***** INPUT MATERIAL

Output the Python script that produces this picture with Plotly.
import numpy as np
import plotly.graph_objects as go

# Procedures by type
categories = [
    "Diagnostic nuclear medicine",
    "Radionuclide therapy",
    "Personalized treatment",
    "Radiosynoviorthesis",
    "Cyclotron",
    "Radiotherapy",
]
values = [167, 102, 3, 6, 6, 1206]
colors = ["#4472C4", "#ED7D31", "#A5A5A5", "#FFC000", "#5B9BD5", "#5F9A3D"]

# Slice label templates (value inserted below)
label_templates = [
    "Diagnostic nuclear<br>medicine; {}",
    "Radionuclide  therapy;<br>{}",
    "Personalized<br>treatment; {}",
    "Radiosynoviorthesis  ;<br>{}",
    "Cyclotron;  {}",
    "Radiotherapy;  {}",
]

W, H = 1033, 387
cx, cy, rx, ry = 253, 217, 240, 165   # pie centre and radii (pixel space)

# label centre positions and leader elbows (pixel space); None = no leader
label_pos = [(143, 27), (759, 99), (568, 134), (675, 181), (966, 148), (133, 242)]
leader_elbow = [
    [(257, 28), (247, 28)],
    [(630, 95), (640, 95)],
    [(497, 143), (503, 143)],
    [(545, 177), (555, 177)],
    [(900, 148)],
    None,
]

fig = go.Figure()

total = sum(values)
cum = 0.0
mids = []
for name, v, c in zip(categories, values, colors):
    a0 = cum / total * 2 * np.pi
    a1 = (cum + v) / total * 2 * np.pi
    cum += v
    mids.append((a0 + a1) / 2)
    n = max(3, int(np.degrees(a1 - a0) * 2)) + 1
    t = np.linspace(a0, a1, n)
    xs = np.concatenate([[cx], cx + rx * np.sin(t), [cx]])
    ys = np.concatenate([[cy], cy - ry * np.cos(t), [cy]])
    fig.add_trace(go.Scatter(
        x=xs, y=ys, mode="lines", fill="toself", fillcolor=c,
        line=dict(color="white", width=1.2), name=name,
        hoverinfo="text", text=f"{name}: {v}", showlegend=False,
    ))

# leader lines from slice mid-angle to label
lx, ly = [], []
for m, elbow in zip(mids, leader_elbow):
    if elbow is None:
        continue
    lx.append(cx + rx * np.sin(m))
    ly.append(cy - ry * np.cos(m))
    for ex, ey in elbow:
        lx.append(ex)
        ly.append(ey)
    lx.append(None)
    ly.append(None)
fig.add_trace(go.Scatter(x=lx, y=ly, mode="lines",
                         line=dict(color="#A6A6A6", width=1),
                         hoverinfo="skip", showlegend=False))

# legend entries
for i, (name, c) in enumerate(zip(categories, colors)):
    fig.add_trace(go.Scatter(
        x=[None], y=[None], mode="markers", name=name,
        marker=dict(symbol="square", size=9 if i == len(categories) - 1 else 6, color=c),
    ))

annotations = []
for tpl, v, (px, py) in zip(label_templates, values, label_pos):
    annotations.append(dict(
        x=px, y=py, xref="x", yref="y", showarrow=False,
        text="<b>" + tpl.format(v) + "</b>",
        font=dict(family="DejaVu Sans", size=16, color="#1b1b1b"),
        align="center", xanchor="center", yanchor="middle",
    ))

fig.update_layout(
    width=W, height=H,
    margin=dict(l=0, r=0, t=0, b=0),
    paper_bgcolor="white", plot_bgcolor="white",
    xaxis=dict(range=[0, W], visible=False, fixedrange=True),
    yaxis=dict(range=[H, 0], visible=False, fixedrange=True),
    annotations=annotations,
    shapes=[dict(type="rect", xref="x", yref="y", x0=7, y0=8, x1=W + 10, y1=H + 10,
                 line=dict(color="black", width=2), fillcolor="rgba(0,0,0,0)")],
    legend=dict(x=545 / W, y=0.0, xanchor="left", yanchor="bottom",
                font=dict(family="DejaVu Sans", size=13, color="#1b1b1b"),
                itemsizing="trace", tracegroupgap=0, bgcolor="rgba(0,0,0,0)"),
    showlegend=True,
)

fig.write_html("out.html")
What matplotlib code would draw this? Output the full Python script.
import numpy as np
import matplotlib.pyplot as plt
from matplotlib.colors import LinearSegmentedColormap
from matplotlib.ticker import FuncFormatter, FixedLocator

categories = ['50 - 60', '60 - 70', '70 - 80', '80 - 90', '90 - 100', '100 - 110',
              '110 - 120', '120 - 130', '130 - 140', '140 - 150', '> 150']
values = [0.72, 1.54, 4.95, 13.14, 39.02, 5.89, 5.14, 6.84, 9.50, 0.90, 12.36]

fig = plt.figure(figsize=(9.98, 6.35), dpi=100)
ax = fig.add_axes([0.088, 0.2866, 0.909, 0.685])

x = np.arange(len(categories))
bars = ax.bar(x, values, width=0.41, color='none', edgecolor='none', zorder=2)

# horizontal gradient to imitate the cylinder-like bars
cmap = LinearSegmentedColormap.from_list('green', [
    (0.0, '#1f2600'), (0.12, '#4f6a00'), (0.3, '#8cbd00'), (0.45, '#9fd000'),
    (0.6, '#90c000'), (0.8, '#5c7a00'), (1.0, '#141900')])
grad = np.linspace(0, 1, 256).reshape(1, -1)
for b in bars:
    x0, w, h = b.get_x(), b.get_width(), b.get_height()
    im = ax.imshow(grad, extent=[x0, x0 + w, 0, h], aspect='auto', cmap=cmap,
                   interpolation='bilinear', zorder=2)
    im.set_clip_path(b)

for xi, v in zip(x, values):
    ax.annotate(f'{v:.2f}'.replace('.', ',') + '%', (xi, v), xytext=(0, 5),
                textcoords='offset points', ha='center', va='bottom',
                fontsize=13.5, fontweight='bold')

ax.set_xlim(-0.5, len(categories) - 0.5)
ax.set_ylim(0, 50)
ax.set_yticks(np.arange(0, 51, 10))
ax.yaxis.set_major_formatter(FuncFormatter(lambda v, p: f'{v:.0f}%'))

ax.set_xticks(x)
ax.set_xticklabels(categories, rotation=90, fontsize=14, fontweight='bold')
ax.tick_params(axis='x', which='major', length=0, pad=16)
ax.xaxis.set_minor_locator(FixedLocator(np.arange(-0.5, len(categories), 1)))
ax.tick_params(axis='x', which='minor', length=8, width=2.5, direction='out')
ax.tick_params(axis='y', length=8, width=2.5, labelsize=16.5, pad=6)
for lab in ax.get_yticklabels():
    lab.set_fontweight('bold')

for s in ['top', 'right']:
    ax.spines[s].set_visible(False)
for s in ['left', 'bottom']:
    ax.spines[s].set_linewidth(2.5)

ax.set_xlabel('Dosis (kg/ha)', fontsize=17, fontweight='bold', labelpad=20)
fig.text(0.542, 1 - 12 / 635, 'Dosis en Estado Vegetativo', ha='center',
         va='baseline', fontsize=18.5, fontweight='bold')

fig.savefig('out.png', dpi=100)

**********

## WORK REQUIRED
From the records above, repeat exactly the lines from the one with "What matplotlib code" through the one with "ax.spines[s].set_linewidth(2.5)", both included.

## EXERCISE SOLUTION
What matplotlib code would draw this? Output the full Python script.
import numpy as np
import matplotlib.pyplot as plt
from matplotlib.colors import LinearSegmentedColormap
from matplotlib.ticker import FuncFormatter, FixedLocator

categories = ['50 - 60', '60 - 70', '70 - 80', '80 - 90', '90 - 100', '100 - 110',
              '110 - 120', '120 - 130', '130 - 140', '140 - 150', '> 150']
values = [0.72, 1.54, 4.95, 13.14, 39.02, 5.89, 5.14, 6.84, 9.50, 0.90, 12.36]

fig = plt.figure(figsize=(9.98, 6.35), dpi=100)
ax = fig.add_axes([0.088, 0.2866, 0.909, 0.685])

x = np.arange(len(categories))
bars = ax.bar(x, values, width=0.41, color='none', edgecolor='none', zorder=2)

# horizontal gradient to imitate the cylinder-like bars
cmap = LinearSegmentedColormap.from_list('green', [
    (0.0, '#1f2600'), (0.12, '#4f6a00'), (0.3, '#8cbd00'), (0.45, '#9fd000'),
    (0.6, '#90c000'), (0.8, '#5c7a00'), (1.0, '#141900')])
grad = np.linspace(0, 1, 256).reshape(1, -1)
for b in bars:
    x0, w, h = b.get_x(), b.get_width(), b.get_height()
    im = ax.imshow(grad, extent=[x0, x0 + w, 0, h], aspect='auto', cmap=cmap,
                   interpolation='bilinear', zorder=2)
    im.set_clip_path(b)

for xi, v in zip(x, values):
    ax.annotate(f'{v:.2f}'.replace('.', ',') + '%', (xi, v), xytext=(0, 5),
                textcoords='offset points', ha='center', va='bottom',
                fontsize=13.5, fontweight='bold')

ax.set_xlim(-0.5, len(categories) - 0.5)
ax.set_ylim(0, 50)
ax.set_yticks(np.arange(0, 51, 10))
ax.yaxis.set_major_formatter(FuncFormatter(lambda v, p: f'{v:.0f}%'))

ax.set_xticks(x)
ax.set_xticklabels(categories, rotation=90, fontsize=14, fontweight='bold')
ax.tick_params(axis='x', which='major', length=0, pad=16)
ax.xaxis.set_minor_locator(FixedLocator(np.arange(-0.5, len(categories), 1)))
ax.tick_params(axis='x', which='minor', length=8, width=2.5, direction='out')
ax.tick_params(axis='y', length=8, width=2.5, labelsize=16.5, pad=6)
for lab in ax.get_yticklabels():
    lab.set_fontweight('bold')

for s in ['top', 'right']:
    ax.spines[s].set_visible(False)
for s in ['left', 'bottom']:
    ax.spines[s].set_linewidth(2.5)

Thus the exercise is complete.